Still regarded as the greatest lyricist in hip-hop’s glorious history, Rakim Allah vented his views Tuesday, Feb. 13, via Twitter about the decaying state of the music genre he helped popularize and make a global phenomenon. He says the creativity and uniqueness that once set artists apart during hip-hop’s groundbreaking periods, “True Skool” [mid-1970s to mid-1980s and the “Golden Era” [mid-1980s to mid-1990s], are sorely missing.

“You are now witnessing the devolution of rap music,” Rakim tweeted. “The death of poetry and smoothness, they use this. The absence of a message. The inability to create meaningful change through words and verses, but the worse is, they don’t even know they hurt this artful purpose, it’s tragic.”

Hip-hop purists contend that ever since commercial radio stations across the country began switching formats in the early 1990s to accommodate rap music, they lowered the stakes and diluted the art-form.

From the time when the groundbreaking duo Mr. Magic and DJ Marley Marl featured “Rap Attack,” the first exclusive hip-hop radio show on commercial radio—WHBI in 1981, and then WBLS the following year, and Kool DJ Red Alert and Chuck Chillout did the same at KISS FM later in 1982—rap music was only played a few hours each Friday and Saturday night. Primarily elite MCs got airplay. But after stations switched to 24/7 formats, regular rappers got constant rotation.

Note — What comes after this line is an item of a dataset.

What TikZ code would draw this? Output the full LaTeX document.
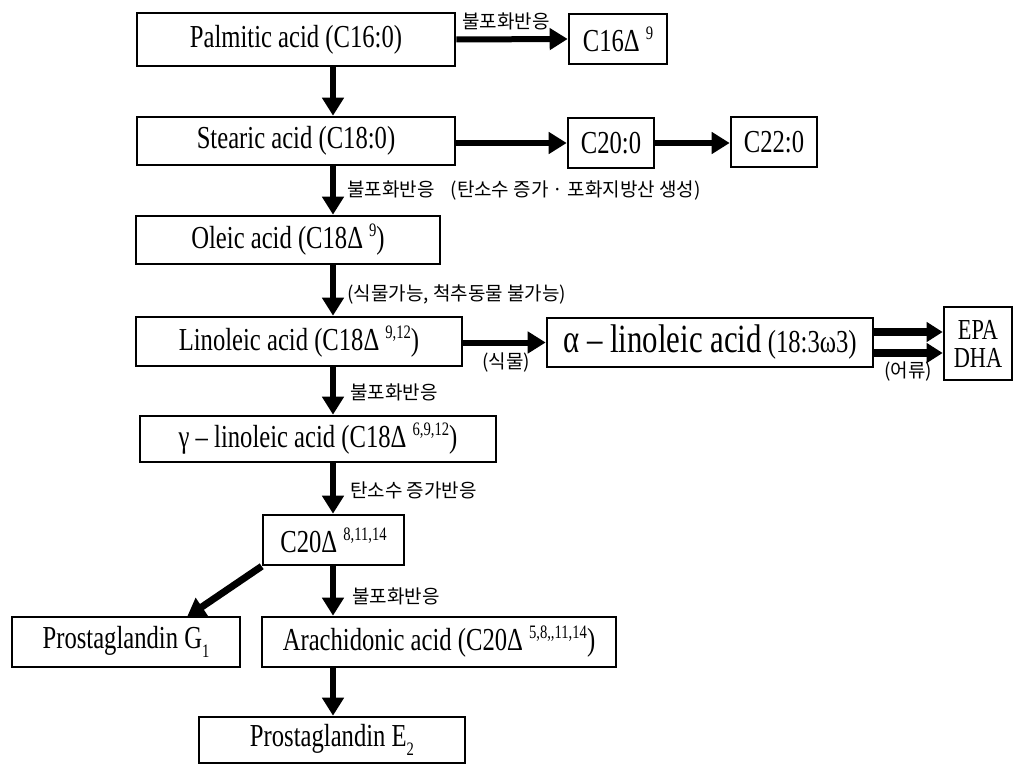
\documentclass[tikz,border=0pt]{standalone}
\usepackage{fontspec}
\setmainfont{Liberation Serif}
\newfontfamily\boxfont[FakeStretch=0.77]{Liberation Serif}
\newfontfamily\kofont{Noto Sans CJK KR}
\usetikzlibrary{arrows.meta,calc}
\newcommand\sups[1]{\hspace{6pt}\raisebox{0.38em}{\fontsize{19}{19}\selectfont #1}}
\newcommand\subs[1]{\raisebox{-0.3em}{\fontsize{19}{19}\selectfont #1}}
\begin{document}
\begin{tikzpicture}[x=1pt,y=-1pt,
  box/.style={draw, line width=2.6pt, inner sep=0pt, fill=white,
    font=\boxfont\fontsize{32}{36}\selectfont},
  arr/.style={line width=6pt, -{Triangle[length=18pt,width=21pt]}},
  arrb/.style={line width=7.5pt, -{Triangle[length=16pt,width=19pt]}},
  lbl/.style={font=\kofont\fontsize{19}{21}\selectfont, inner sep=0pt}]
\fill[white] (0,0) rectangle (1014,765);
\useasboundingbox (0,0) rectangle (1014,765);
% boxes
\node[box, minimum width=318pt, minimum height=53pt] (palm) at (296,39.5) {Palmitic acid (C16:0)};
\node[box, minimum width=98pt, minimum height=50pt] (c16) at (618,39) {C16Δ\sups{9}};
\node[box, minimum width=318pt, minimum height=48pt] (stear) at (296,141) {Stearic acid (C18:0)};
\node[box, minimum width=86pt, minimum height=50pt] (c20) at (611,143) {C20:0};
\node[box, minimum width=86pt, minimum height=50pt] (c22) at (774,142) {C22:0};
\node[box, minimum width=304pt, minimum height=48pt] (ole) at (288,240) {Oleic acid (C18Δ\sups{9})};
\node[box, minimum width=326pt, minimum height=49pt] (lino) at (299,341.5) {Linoleic acid (C18Δ\sups{9,12})};
\node[box, minimum width=326pt, minimum height=49pt] (alpha) at (710,342.5) {{\fontsize{40}{40}\selectfont α – linoleic acid} (18:3ω3)};
\node[box, minimum width=68pt, minimum height=73pt, align=center, font=\boxfont\fontsize{29}{28}\selectfont] (epa) at (978,343.5) {EPA\\DHA};
\node[box, minimum width=356pt, minimum height=46pt] (gam) at (318,439) {γ – linoleic acid (C18Δ\sups{6,9,12})};
\node[box, minimum width=141pt, minimum height=50pt] (c20d) at (333.5,540) {C20Δ\sups{8,11,14}};
\node[box, minimum width=228pt, minimum height=50pt] (pgg) at (126,642) {Prostaglandin G\subs{1}};
\node[box, minimum width=354pt, minimum height=50pt] (ara) at (439,642) {Arachidonic acid (C20Δ\sups{5,8,,11,14})};
\node[box, minimum width=266pt, minimum height=46pt] (pge) at (332,740) {Prostaglandin E\subs{2}};
% coordinates
\coordinate (sp) at (333,0);
\coordinate (ya) at (0,332);
\coordinate (yb) at (0,353);
\coordinate (g1top) at (187,617);
% arrows
\draw[arr] (palm.east) -- (c16.west);
\draw[arr] (stear.east |- c20) -- (c20.west);
\draw[arr] (c20.east) -- (c22.west |- c20);
\draw[arr] (palm.south -| sp) -- (stear.north -| sp);
\draw[arr] (stear.south -| sp) -- (ole.north -| sp);
\draw[arr] (ole.south -| sp) -- (lino.north -| sp);
\draw[arr] (lino.south -| sp) -- (gam.north -| sp);
\draw[arr] (gam.south -| sp) -- (c20d.north -| sp);
\draw[arr] (c20d.south -| sp) -- (ara.north -| sp);
\draw[arr] (ara.south -| sp) -- (pge.north -| sp);
\draw[arr] (lino.east |- alpha) -- (alpha.west);
\draw[arrb] (alpha.east |- ya) -- (epa.west |- ya);
\draw[arrb] (alpha.east |- yb) -- (epa.west |- yb);
\draw[line width=7pt, -{Triangle[length=18pt,width=21pt]}] (c20d.south west) -- (g1top);
% labels
\node[lbl] (l1) at (506,21) {불포화반응};
\node[lbl, anchor=west] (l2) at (347,191) {불포화반응\hspace{16pt}(탄소수 증가 · 포화지방산 생성)};
\node[lbl, anchor=west] (l3) at (347,294) {(식물가능, 척추동물 불가능)};
\node[lbl] (l4) at (506,363) {(식물)};
\node[lbl] (l5) at (908,372) {(어류)};
\node[lbl, anchor=west] (l6) at (350,392) {불포화반응};
\node[lbl, anchor=west] (l7) at (350,490) {탄소수 증가반응};
\node[lbl, anchor=west] (l8) at (352,596) {불포화반응};
\end{tikzpicture}
\end{document}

Nas dropped his eighth album, “Hip-Hop Is Dead,” in 2006, creating much controversy.

Many hip-hop pioneers share their sentiments, reflecting on a period when rap music was very diverse, containing elements of culture, education, inspiration, socio-political issues and urban folklore, as well as entertainment and partying. Many of them say the current generation of artists are ignorant about hip-hop’s past and condemn them for doing just the opposite of what the Bronx-bred culture was meant to do.

“You need to look real close at this previous tweet that’s reached almost 1 million people already and see what you read,” Rakim wrote in a second tweet, making a clear distinction. “It says ‘rap’ not ‘hip-hop.’ If you don’t know the difference, you can’t make a difference.”